-- start of DATA SEGMENT --

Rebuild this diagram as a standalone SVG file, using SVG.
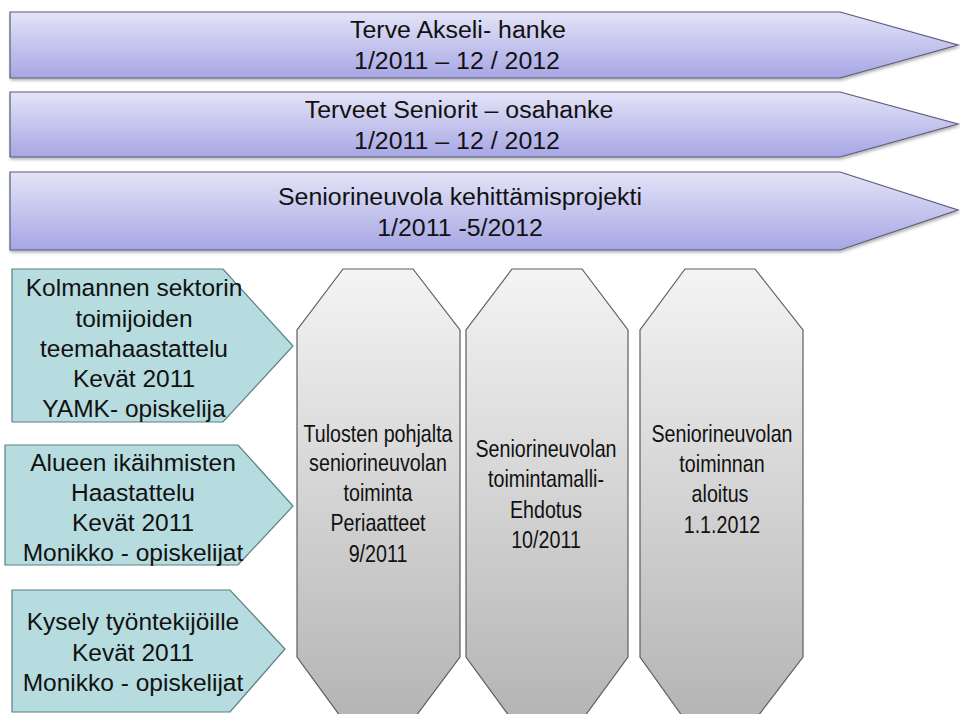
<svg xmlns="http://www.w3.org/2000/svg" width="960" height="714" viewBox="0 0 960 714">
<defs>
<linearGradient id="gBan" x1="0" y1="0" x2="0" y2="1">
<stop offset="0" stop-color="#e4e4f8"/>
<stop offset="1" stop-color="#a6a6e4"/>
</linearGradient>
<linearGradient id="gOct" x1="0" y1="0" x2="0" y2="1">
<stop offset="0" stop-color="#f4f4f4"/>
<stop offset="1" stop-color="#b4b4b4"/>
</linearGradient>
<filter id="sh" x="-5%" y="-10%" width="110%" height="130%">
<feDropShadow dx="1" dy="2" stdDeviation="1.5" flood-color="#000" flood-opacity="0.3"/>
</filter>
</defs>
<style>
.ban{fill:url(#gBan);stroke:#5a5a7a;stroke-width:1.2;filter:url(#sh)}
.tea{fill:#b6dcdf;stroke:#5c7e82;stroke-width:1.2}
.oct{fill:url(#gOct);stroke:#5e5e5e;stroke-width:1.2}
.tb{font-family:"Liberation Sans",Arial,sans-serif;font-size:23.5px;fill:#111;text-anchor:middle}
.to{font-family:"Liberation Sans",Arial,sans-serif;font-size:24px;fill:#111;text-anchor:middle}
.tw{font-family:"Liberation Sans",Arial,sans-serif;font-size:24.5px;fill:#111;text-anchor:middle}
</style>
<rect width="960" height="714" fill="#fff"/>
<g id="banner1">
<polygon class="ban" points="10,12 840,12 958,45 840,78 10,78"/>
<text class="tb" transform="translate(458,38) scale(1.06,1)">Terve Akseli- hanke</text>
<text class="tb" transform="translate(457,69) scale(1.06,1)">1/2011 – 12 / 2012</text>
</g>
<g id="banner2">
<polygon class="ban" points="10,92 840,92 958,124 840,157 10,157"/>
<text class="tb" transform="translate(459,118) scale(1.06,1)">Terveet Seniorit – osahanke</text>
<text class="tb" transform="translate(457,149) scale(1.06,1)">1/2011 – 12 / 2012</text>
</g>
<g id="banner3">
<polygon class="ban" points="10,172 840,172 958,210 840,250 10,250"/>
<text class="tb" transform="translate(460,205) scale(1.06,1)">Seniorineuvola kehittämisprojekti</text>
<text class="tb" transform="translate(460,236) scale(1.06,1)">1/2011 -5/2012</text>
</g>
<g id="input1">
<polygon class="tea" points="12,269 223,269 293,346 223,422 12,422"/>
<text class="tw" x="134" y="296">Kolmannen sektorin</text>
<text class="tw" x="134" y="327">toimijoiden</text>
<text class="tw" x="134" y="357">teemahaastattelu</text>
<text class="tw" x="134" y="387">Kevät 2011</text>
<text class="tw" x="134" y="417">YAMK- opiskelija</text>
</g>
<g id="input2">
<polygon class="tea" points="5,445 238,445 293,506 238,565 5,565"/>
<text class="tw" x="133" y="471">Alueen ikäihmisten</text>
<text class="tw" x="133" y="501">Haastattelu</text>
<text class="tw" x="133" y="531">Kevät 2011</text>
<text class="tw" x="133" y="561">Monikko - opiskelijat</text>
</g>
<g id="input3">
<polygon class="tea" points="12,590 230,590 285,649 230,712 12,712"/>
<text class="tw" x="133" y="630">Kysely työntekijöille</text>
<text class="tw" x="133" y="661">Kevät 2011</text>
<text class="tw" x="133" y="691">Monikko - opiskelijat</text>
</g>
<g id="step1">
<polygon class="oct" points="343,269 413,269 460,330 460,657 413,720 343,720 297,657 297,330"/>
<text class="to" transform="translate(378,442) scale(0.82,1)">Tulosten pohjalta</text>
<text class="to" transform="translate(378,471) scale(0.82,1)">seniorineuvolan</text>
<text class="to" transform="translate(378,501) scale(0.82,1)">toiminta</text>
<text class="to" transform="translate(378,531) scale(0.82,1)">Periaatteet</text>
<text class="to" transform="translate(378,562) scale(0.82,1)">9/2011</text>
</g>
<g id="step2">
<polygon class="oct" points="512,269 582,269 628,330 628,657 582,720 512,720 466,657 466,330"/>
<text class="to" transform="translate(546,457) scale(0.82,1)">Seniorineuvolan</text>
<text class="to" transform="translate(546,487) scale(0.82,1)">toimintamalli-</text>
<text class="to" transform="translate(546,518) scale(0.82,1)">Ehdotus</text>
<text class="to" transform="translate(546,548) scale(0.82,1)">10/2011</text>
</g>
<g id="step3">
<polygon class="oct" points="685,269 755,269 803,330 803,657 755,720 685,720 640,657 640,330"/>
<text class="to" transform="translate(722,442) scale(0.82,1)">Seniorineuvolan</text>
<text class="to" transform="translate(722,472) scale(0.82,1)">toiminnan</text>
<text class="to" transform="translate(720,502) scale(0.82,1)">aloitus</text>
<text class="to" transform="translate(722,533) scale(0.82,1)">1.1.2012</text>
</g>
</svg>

-- end of DATA SEGMENT --

— SHORT EXERCISE —
Do not copy the pictures, but repeat every line exactly.

— RIGHT ANSWER —
Rebuild this diagram as a standalone SVG file, using SVG.
<svg xmlns="http://www.w3.org/2000/svg" width="960" height="714" viewBox="0 0 960 714">
<defs>
<linearGradient id="gBan" x1="0" y1="0" x2="0" y2="1">
<stop offset="0" stop-color="#e4e4f8"/>
<stop offset="1" stop-color="#a6a6e4"/>
</linearGradient>
<linearGradient id="gOct" x1="0" y1="0" x2="0" y2="1">
<stop offset="0" stop-color="#f4f4f4"/>
<stop offset="1" stop-color="#b4b4b4"/>
</linearGradient>
<filter id="sh" x="-5%" y="-10%" width="110%" height="130%">
<feDropShadow dx="1" dy="2" stdDeviation="1.5" flood-color="#000" flood-opacity="0.3"/>
</filter>
</defs>
<style>
.ban{fill:url(#gBan);stroke:#5a5a7a;stroke-width:1.2;filter:url(#sh)}
.tea{fill:#b6dcdf;stroke:#5c7e82;stroke-width:1.2}
.oct{fill:url(#gOct);stroke:#5e5e5e;stroke-width:1.2}
.tb{font-family:"Liberation Sans",Arial,sans-serif;font-size:23.5px;fill:#111;text-anchor:middle}
.to{font-family:"Liberation Sans",Arial,sans-serif;font-size:24px;fill:#111;text-anchor:middle}
.tw{font-family:"Liberation Sans",Arial,sans-serif;font-size:24.5px;fill:#111;text-anchor:middle}
</style>
<rect width="960" height="714" fill="#fff"/>
<g id="banner1">
<polygon class="ban" points="10,12 840,12 958,45 840,78 10,78"/>
<text class="tb" transform="translate(458,38) scale(1.06,1)">Terve Akseli- hanke</text>
<text class="tb" transform="translate(457,69) scale(1.06,1)">1/2011 – 12 / 2012</text>
</g>
<g id="banner2">
<polygon class="ban" points="10,92 840,92 958,124 840,157 10,157"/>
<text class="tb" transform="translate(459,118) scale(1.06,1)">Terveet Seniorit – osahanke</text>
<text class="tb" transform="translate(457,149) scale(1.06,1)">1/2011 – 12 / 2012</text>
</g>
<g id="banner3">
<polygon class="ban" points="10,172 840,172 958,210 840,250 10,250"/>
<text class="tb" transform="translate(460,205) scale(1.06,1)">Seniorineuvola kehittämisprojekti</text>
<text class="tb" transform="translate(460,236) scale(1.06,1)">1/2011 -5/2012</text>
</g>
<g id="input1">
<polygon class="tea" points="12,269 223,269 293,346 223,422 12,422"/>
<text class="tw" x="134" y="296">Kolmannen sektorin</text>
<text class="tw" x="134" y="327">toimijoiden</text>
<text class="tw" x="134" y="357">teemahaastattelu</text>
<text class="tw" x="134" y="387">Kevät 2011</text>
<text class="tw" x="134" y="417">YAMK- opiskelija</text>
</g>
<g id="input2">
<polygon class="tea" points="5,445 238,445 293,506 238,565 5,565"/>
<text class="tw" x="133" y="471">Alueen ikäihmisten</text>
<text class="tw" x="133" y="501">Haastattelu</text>
<text class="tw" x="133" y="531">Kevät 2011</text>
<text class="tw" x="133" y="561">Monikko - opiskelijat</text>
</g>
<g id="input3">
<polygon class="tea" points="12,590 230,590 285,649 230,712 12,712"/>
<text class="tw" x="133" y="630">Kysely työntekijöille</text>
<text class="tw" x="133" y="661">Kevät 2011</text>
<text class="tw" x="133" y="691">Monikko - opiskelijat</text>
</g>
<g id="step1">
<polygon class="oct" points="343,269 413,269 460,330 460,657 413,720 343,720 297,657 297,330"/>
<text class="to" transform="translate(378,442) scale(0.82,1)">Tulosten pohjalta</text>
<text class="to" transform="translate(378,471) scale(0.82,1)">seniorineuvolan</text>
<text class="to" transform="translate(378,501) scale(0.82,1)">toiminta</text>
<text class="to" transform="translate(378,531) scale(0.82,1)">Periaatteet</text>
<text class="to" transform="translate(378,562) scale(0.82,1)">9/2011</text>
</g>
<g id="step2">
<polygon class="oct" points="512,269 582,269 628,330 628,657 582,720 512,720 466,657 466,330"/>
<text class="to" transform="translate(546,457) scale(0.82,1)">Seniorineuvolan</text>
<text class="to" transform="translate(546,487) scale(0.82,1)">toimintamalli-</text>
<text class="to" transform="translate(546,518) scale(0.82,1)">Ehdotus</text>
<text class="to" transform="translate(546,548) scale(0.82,1)">10/2011</text>
</g>
<g id="step3">
<polygon class="oct" points="685,269 755,269 803,330 803,657 755,720 685,720 640,657 640,330"/>
<text class="to" transform="translate(722,442) scale(0.82,1)">Seniorineuvolan</text>
<text class="to" transform="translate(722,472) scale(0.82,1)">toiminnan</text>
<text class="to" transform="translate(720,502) scale(0.82,1)">aloitus</text>
<text class="to" transform="translate(722,533) scale(0.82,1)">1.1.2012</text>
</g>
</svg>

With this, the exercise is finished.